Short exercise: Repeat each line exactly as it is written.

Extracted material:
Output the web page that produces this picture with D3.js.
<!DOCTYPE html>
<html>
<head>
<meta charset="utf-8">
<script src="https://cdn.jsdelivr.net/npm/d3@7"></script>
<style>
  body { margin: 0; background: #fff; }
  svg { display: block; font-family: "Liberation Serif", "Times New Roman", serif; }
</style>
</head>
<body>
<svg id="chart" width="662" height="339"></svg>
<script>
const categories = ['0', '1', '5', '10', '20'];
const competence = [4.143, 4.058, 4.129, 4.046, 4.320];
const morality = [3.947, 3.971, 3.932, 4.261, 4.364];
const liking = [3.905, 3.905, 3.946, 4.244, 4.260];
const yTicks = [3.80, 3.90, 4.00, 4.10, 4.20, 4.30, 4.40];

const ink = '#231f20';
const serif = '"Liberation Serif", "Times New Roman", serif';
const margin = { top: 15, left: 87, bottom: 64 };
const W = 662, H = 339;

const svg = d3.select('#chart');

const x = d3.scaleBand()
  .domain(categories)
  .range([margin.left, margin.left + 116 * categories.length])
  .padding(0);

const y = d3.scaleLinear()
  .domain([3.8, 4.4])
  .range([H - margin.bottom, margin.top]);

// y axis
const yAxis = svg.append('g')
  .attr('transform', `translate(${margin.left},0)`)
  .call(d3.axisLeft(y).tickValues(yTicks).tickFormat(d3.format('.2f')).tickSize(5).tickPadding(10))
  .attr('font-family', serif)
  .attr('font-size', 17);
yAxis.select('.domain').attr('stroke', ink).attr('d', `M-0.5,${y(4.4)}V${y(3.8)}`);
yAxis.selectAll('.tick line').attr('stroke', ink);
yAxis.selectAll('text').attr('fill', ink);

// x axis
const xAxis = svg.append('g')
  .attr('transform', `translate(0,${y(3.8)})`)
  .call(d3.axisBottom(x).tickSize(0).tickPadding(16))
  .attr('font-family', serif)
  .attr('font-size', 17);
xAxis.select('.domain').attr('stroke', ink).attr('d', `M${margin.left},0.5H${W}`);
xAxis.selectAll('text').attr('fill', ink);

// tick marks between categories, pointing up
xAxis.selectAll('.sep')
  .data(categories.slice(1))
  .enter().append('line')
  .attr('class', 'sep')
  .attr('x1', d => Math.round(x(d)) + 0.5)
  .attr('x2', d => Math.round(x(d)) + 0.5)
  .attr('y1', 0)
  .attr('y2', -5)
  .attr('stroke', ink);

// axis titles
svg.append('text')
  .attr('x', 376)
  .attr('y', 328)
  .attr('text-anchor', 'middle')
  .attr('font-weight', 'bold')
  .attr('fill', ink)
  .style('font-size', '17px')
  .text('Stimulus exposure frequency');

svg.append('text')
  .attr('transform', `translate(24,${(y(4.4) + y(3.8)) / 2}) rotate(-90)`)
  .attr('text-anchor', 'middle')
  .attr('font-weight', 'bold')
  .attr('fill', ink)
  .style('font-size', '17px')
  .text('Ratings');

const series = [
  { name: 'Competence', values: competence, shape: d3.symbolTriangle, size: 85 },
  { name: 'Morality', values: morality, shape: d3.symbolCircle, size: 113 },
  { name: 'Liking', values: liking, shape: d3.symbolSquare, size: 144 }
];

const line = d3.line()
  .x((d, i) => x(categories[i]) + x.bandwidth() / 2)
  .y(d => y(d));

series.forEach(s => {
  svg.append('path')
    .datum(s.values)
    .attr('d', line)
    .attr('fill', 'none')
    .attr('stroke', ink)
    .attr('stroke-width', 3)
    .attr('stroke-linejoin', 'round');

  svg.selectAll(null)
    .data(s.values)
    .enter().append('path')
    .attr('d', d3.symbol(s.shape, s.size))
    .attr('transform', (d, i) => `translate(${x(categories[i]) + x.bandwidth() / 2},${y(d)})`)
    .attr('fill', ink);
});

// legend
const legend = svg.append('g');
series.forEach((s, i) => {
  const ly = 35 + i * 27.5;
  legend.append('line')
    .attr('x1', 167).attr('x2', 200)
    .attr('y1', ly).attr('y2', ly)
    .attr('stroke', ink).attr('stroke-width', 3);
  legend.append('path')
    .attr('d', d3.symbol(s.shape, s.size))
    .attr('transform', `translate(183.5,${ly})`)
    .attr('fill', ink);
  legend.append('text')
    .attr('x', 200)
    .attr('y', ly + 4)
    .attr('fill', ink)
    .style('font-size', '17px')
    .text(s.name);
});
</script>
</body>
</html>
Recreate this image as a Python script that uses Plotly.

Result for this task:
Output the web page that produces this picture with D3.js.
<!DOCTYPE html>
<html>
<head>
<meta charset="utf-8">
<script src="https://cdn.jsdelivr.net/npm/d3@7"></script>
<style>
  body { margin: 0; background: #fff; }
  svg { display: block; font-family: "Liberation Serif", "Times New Roman", serif; }
</style>
</head>
<body>
<svg id="chart" width="662" height="339"></svg>
<script>
const categories = ['0', '1', '5', '10', '20'];
const competence = [4.143, 4.058, 4.129, 4.046, 4.320];
const morality = [3.947, 3.971, 3.932, 4.261, 4.364];
const liking = [3.905, 3.905, 3.946, 4.244, 4.260];
const yTicks = [3.80, 3.90, 4.00, 4.10, 4.20, 4.30, 4.40];

const ink = '#231f20';
const serif = '"Liberation Serif", "Times New Roman", serif';
const margin = { top: 15, left: 87, bottom: 64 };
const W = 662, H = 339;

const svg = d3.select('#chart');

const x = d3.scaleBand()
  .domain(categories)
  .range([margin.left, margin.left + 116 * categories.length])
  .padding(0);

const y = d3.scaleLinear()
  .domain([3.8, 4.4])
  .range([H - margin.bottom, margin.top]);

// y axis
const yAxis = svg.append('g')
  .attr('transform', `translate(${margin.left},0)`)
  .call(d3.axisLeft(y).tickValues(yTicks).tickFormat(d3.format('.2f')).tickSize(5).tickPadding(10))
  .attr('font-family', serif)
  .attr('font-size', 17);
yAxis.select('.domain').attr('stroke', ink).attr('d', `M-0.5,${y(4.4)}V${y(3.8)}`);
yAxis.selectAll('.tick line').attr('stroke', ink);
yAxis.selectAll('text').attr('fill', ink);

// x axis
const xAxis = svg.append('g')
  .attr('transform', `translate(0,${y(3.8)})`)
  .call(d3.axisBottom(x).tickSize(0).tickPadding(16))
  .attr('font-family', serif)
  .attr('font-size', 17);
xAxis.select('.domain').attr('stroke', ink).attr('d', `M${margin.left},0.5H${W}`);
xAxis.selectAll('text').attr('fill', ink);

// tick marks between categories, pointing up
xAxis.selectAll('.sep')
  .data(categories.slice(1))
  .enter().append('line')
  .attr('class', 'sep')
  .attr('x1', d => Math.round(x(d)) + 0.5)
  .attr('x2', d => Math.round(x(d)) + 0.5)
  .attr('y1', 0)
  .attr('y2', -5)
  .attr('stroke', ink);

// axis titles
svg.append('text')
  .attr('x', 376)
  .attr('y', 328)
  .attr('text-anchor', 'middle')
  .attr('font-weight', 'bold')
  .attr('fill', ink)
  .style('font-size', '17px')
  .text('Stimulus exposure frequency');

svg.append('text')
  .attr('transform', `translate(24,${(y(4.4) + y(3.8)) / 2}) rotate(-90)`)
  .attr('text-anchor', 'middle')
  .attr('font-weight', 'bold')
  .attr('fill', ink)
  .style('font-size', '17px')
  .text('Ratings');

const series = [
  { name: 'Competence', values: competence, shape: d3.symbolTriangle, size: 85 },
  { name: 'Morality', values: morality, shape: d3.symbolCircle, size: 113 },
  { name: 'Liking', values: liking, shape: d3.symbolSquare, size: 144 }
];

const line = d3.line()
  .x((d, i) => x(categories[i]) + x.bandwidth() / 2)
  .y(d => y(d));

series.forEach(s => {
  svg.append('path')
    .datum(s.values)
    .attr('d', line)
    .attr('fill', 'none')
    .attr('stroke', ink)
    .attr('stroke-width', 3)
    .attr('stroke-linejoin', 'round');

  svg.selectAll(null)
    .data(s.values)
    .enter().append('path')
    .attr('d', d3.symbol(s.shape, s.size))
    .attr('transform', (d, i) => `translate(${x(categories[i]) + x.bandwidth() / 2},${y(d)})`)
    .attr('fill', ink);
});

// legend
const legend = svg.append('g');
series.forEach((s, i) => {
  const ly = 35 + i * 27.5;
  legend.append('line')
    .attr('x1', 167).attr('x2', 200)
    .attr('y1', ly).attr('y2', ly)
    .attr('stroke', ink).attr('stroke-width', 3);
  legend.append('path')
    .attr('d', d3.symbol(s.shape, s.size))
    .attr('transform', `translate(183.5,${ly})`)
    .attr('fill', ink);
  legend.append('text')
    .attr('x', 200)
    .attr('y', ly + 4)
    .attr('fill', ink)
    .style('font-size', '17px')
    .text(s.name);
});
</script>
</body>
</html>
Recreate this image as a Python script that uses Plotly.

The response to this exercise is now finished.